可能是我还比较菜,感觉这个程序写起来好绕啊,调了好多次才调通,下面放完代码去跑步了。
main.cpp
#include <iostream.h>
#include <vector.h>
#include <string.h>
#include <cctype>
#include "find_urls.h"
using std::vector;
using std::string;
using std::cin;
using std::cout;
using std::endl;
using std::getline;
int main(){
string s;
while(getline(cin,s)){
vector<string> v = find_urls(s);
for(vector<string>::const_iterator i = v.begin(); i != v.end();++i)
cout<<*i<<endl;
}
return 0;
}
然后是find_url()和其他几个函数体
#include <iostream.h>
#include <string.h>
#include <cctype>
#include <algorithm>
#include <vector.h>
#include "find_urls.h"
using std::string; using std::vector;
using std::find; using std::find_if;
using std::isalpha; using std::isalnum;
using std::search;
string::const_iterator
url_begin(string::const_iterator b,string::const_iterator e){
static const string sep = "://";
typedef string::const_iterator iter;
iter i = b;
while((i = search(i,e,sep.begin(),sep.end())) != e){
if(i != b && i + sep.size() !=e){
iter begin = i;
while(begin != b && isalpha(begin[-1]))
--begin;
if(begin != i && !not_url_char(i[sep.size()]))

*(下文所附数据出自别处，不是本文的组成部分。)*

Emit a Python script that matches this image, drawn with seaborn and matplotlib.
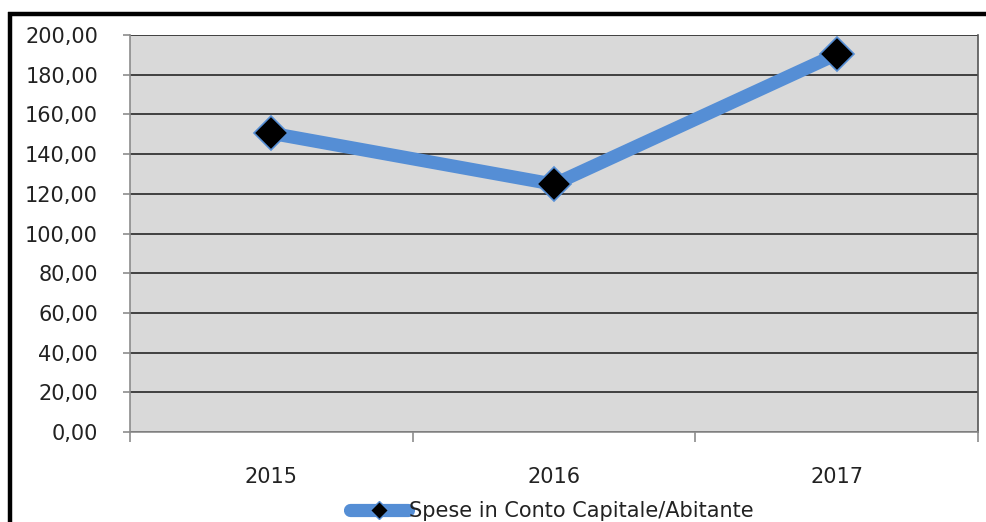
import pandas as pd
import seaborn as sns
import matplotlib.pyplot as plt
from matplotlib.ticker import FuncFormatter, FixedLocator
from matplotlib.lines import Line2D

# Data
years = ['2015', '2016', '2017']
spese = [150.5, 124.8, 190.3]
series_name = 'Spese in Conto Capitale/Abitante'

df = pd.DataFrame({'anno': years, 'valore': spese})

sns.set_style('white')
plt.rcParams['font.family'] = ['DejaVu Sans']

fig = plt.figure(figsize=(9.87, 5.22), dpi=100)
ax = fig.add_axes([130 / 987, 1 - 432 / 522, 848 / 987, 397 / 522])

blue = '#558ed5'
sns.lineplot(data=df, x='anno', y='valore', ax=ax, color=blue, linewidth=9.5,
             marker='D', markersize=17, markerfacecolor='black',
             markeredgecolor=blue, markeredgewidth=1.2, solid_capstyle='butt')

ax.set_facecolor('#d9d9d9')
ax.set_xlim(-0.5, 2.5)
ax.set_ylim(0, 200)
ax.set_yticks(range(0, 201, 20))
ax.yaxis.set_major_formatter(FuncFormatter(lambda v, p: f'{v:.2f}'.replace('.', ',')))
ax.grid(axis='y', color='#404040', linewidth=1.4)
ax.set_axisbelow(True)
ax.set_xlabel('')
ax.set_ylabel('')

# category labels at centres, tick marks at boundaries
ax.xaxis.set_minor_locator(FixedLocator([-0.5, 0.5, 1.5, 2.5]))
ax.tick_params(axis='x', which='major', length=0, pad=25, labelsize=15, colors='#222222')
ax.tick_params(axis='x', which='minor', bottom=True, length=7, width=1.2,
               color='#8c8c8c', direction='out')
ax.tick_params(axis='y', length=5, width=1.2, color='#8c8c8c', pad=18, labelsize=15,
               labelcolor='#222222', left=True)

for side in ['left', 'bottom']:
    ax.spines[side].set_color('#8c8c8c')
    ax.spines[side].set_linewidth(1.2)
ax.spines['right'].set_color('#555555')
ax.spines['right'].set_linewidth(1.2)
ax.spines['top'].set_visible(False)

# legend at the bottom (cut off by the image edge)
handle = Line2D([], [], color=blue, linewidth=9.5, marker='D', markersize=9,
                markerfacecolor='black', markeredgecolor=blue, solid_capstyle='round')
fig.legend([handle], [series_name], loc='center', bbox_to_anchor=(552 / 987, 1 - 511 / 522),
           frameon=False, fontsize=15, handlelength=2.8, handletextpad=0.05,
           labelcolor='#222222')

# black frame lines at top and left
fig.add_artist(Line2D([8 / 987, 1], [1 - 14 / 522, 1 - 14 / 522], color='black',
                      linewidth=3.2, solid_capstyle='butt'))
fig.add_artist(Line2D([10 / 987, 10 / 987], [0, 1 - 12 / 522], color='black',
                      linewidth=3.2, solid_capstyle='butt'))

fig.savefig('out.png', dpi=100)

//i[sep.size()] = *(i+sep.size())
return begin;
}
i+=sep.size();
}
return e;
}
bool not_url_char(char c){
static const string url_ch = "~;/?:@=&$-_.+!*'(),";
// find(url_ch.begin(),url_ch.end(),c)表示在url_ch里查找c字符,
//如果找到了则返回此时的迭代器,找不到就返回url_ch.end()
return !(isalnum(c) || find(url_ch.begin(),url_ch.end(),c) != url_ch.end());
}
string::const_iterator
url_end(string::const_iterator b,string::const_iterator e){
//find_if的返回类型为迭代器类型,所以函数的返回类型应该也是迭代器类型
return find_if(b,e,not_url_char);
//执行完后返回的迭代器指向not_url_char字符
}
vector<string> find_urls(const string& s){
vector<string> ret;
typedef string::const_iterator iter;
iter b = s.begin(),e = s.end();
while(b!=e){
b = url_begin(b,e);
if(b!=e){
iter after = url_end(b,e);
ret.push_back(string(b,after));
b = after;
}
}
return ret;
}
最后就是头文件
#ifndef GUARD_find_urls_h
#define GUARD_find_urls_h
#include <string.h>
#include <vector.h>
using std::string; using std::vector;
string::const_iterator
url_begin(string::const_iterator ,string::const_iterator);
bool not_url_char(char);
string::const_iterator
url_end(string::const_iterator ,string::const_iterator);
vector<string> find_urls(const string&);
#endif
关于头文件,我看书上说头文件里最好不要用using,但我还是偷懒用了,编译居然通过了...em...好吧,暂时不知道会有什么副作用。
下面跑个例子来看看:
发现这个算法其实有个bug,就是http前面是字母或者符合url_char的字符,那么也会被程序查找进url中,这个我下次改改看。